Cuando un hombre se decide a echar por tierra toda su vida no hay nada ni nadie que pueda impedirlo y hasta las circunstancias se ponen a su favor (es decir, en su contra).
Un joven matrimonio francés viaja a Suramérica donde él, ingeniero diplomado, debe hacerse cargo de una explotación minera. Al ir a cobrar un cheque de la flamante empresa para costearse el resto del viaje, le anuncian que la empresa ha quebrado. Sin dinero, quedan a la merced de unos compatriotas, en Panamá. Donde la necesidad les obliga a relacionarse con gente de una baja clase social (a la que en su Amiens natal, ni siquiera le hubieran dirigido la palabra).
Se produce un distanciamiento físico entre la pareja. A ella, la ubican en un hotel, a él, lo llevan lejos (quizás con oscuras intenciones), al barrio de los negros. Un ghetto pobre y desamparado. Allí él empieza a beber para aclararse y conoce una niña que se prostituye.
Incluso entre los más pobres, hay clases, y líneas invisibles. La cuestión racial, el matrimonio que se separa y descubre que quizás sólo se amaba porque era lo fácil, porque estaban juntos.

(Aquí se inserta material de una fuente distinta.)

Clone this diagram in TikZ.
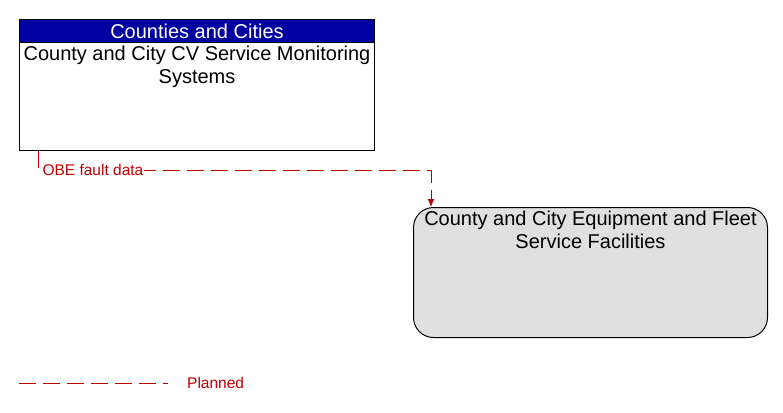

De nuevo Simenon tan parco en palabras y tan profundo en degradación y vacío de sus personajes, atisba un hombre que se hunde: consciente que toda su vida se hunde, parece empeñarse en seguir hundiéndose o quizás es que ya nada le importa. Sin florituras, sin parafernalia, sin paginas de relleno, el Simenon duro, el Simenon que mira con lupa un ser anónimo, a un ser humano.